**Instructions for the task:**
Copy exactly the lines from the start of the data below through the one that carries "return 1 - py / H", and only those.

============================================================

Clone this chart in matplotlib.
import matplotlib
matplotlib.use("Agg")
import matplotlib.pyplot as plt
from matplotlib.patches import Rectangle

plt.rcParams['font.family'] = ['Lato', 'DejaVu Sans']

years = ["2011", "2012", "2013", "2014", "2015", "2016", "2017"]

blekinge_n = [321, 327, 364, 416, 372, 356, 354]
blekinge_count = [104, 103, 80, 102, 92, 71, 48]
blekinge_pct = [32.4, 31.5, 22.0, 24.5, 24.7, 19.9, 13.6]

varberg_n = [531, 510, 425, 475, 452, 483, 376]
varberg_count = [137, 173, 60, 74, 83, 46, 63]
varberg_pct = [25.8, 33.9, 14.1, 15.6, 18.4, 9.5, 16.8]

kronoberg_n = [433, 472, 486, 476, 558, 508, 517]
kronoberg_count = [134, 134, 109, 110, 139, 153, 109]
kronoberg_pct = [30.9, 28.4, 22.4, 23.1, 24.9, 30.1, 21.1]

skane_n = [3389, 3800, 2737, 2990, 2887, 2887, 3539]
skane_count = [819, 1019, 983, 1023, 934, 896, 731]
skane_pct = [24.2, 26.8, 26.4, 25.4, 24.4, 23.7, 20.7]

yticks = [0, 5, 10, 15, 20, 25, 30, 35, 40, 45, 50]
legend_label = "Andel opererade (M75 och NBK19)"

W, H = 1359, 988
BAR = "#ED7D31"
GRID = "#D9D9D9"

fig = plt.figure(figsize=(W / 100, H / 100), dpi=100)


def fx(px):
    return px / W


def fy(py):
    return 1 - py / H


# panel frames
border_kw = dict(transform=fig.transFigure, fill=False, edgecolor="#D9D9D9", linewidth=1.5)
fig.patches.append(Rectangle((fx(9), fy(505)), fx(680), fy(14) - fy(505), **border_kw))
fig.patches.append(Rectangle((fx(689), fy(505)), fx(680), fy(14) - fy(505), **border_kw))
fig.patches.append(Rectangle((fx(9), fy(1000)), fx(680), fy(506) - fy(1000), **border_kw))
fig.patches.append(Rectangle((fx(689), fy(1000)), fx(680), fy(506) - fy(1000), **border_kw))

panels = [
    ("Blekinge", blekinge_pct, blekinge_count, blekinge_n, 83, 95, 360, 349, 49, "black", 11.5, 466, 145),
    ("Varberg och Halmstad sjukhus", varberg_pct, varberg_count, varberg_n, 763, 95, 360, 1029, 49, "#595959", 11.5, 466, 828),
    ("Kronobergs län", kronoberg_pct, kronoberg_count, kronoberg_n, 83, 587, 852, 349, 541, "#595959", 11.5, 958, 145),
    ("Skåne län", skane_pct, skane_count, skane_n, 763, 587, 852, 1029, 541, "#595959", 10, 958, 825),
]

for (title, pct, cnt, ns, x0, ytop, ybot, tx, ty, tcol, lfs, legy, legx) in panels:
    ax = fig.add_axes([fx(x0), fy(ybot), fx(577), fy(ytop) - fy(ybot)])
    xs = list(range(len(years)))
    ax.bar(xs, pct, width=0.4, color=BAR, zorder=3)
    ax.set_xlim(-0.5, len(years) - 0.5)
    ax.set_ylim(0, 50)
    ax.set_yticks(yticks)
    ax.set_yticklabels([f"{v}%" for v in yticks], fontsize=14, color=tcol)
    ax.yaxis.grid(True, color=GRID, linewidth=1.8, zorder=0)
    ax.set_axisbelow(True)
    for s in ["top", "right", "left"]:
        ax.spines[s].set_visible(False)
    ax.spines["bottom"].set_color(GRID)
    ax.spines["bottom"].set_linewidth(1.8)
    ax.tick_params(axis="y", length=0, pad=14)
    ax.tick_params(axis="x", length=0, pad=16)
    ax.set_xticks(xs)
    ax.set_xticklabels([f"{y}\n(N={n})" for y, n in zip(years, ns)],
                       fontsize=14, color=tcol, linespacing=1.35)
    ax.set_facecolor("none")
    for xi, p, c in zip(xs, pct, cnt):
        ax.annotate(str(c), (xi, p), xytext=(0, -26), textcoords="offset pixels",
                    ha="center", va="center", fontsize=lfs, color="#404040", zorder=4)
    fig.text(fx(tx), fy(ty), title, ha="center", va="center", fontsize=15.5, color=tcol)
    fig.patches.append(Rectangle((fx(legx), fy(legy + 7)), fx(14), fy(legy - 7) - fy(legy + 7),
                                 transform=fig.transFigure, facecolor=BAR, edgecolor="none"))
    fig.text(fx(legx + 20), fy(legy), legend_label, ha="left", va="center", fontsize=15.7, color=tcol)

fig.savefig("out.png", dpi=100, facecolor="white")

============================================================

**Written reply:**
Clone this chart in matplotlib.
import matplotlib
matplotlib.use("Agg")
import matplotlib.pyplot as plt
from matplotlib.patches import Rectangle

plt.rcParams['font.family'] = ['Lato', 'DejaVu Sans']

years = ["2011", "2012", "2013", "2014", "2015", "2016", "2017"]

blekinge_n = [321, 327, 364, 416, 372, 356, 354]
blekinge_count = [104, 103, 80, 102, 92, 71, 48]
blekinge_pct = [32.4, 31.5, 22.0, 24.5, 24.7, 19.9, 13.6]

varberg_n = [531, 510, 425, 475, 452, 483, 376]
varberg_count = [137, 173, 60, 74, 83, 46, 63]
varberg_pct = [25.8, 33.9, 14.1, 15.6, 18.4, 9.5, 16.8]

kronoberg_n = [433, 472, 486, 476, 558, 508, 517]
kronoberg_count = [134, 134, 109, 110, 139, 153, 109]
kronoberg_pct = [30.9, 28.4, 22.4, 23.1, 24.9, 30.1, 21.1]

skane_n = [3389, 3800, 2737, 2990, 2887, 2887, 3539]
skane_count = [819, 1019, 983, 1023, 934, 896, 731]
skane_pct = [24.2, 26.8, 26.4, 25.4, 24.4, 23.7, 20.7]

yticks = [0, 5, 10, 15, 20, 25, 30, 35, 40, 45, 50]
legend_label = "Andel opererade (M75 och NBK19)"

W, H = 1359, 988
BAR = "#ED7D31"
GRID = "#D9D9D9"

fig = plt.figure(figsize=(W / 100, H / 100), dpi=100)


def fx(px):
    return px / W


def fy(py):
    return 1 - py / H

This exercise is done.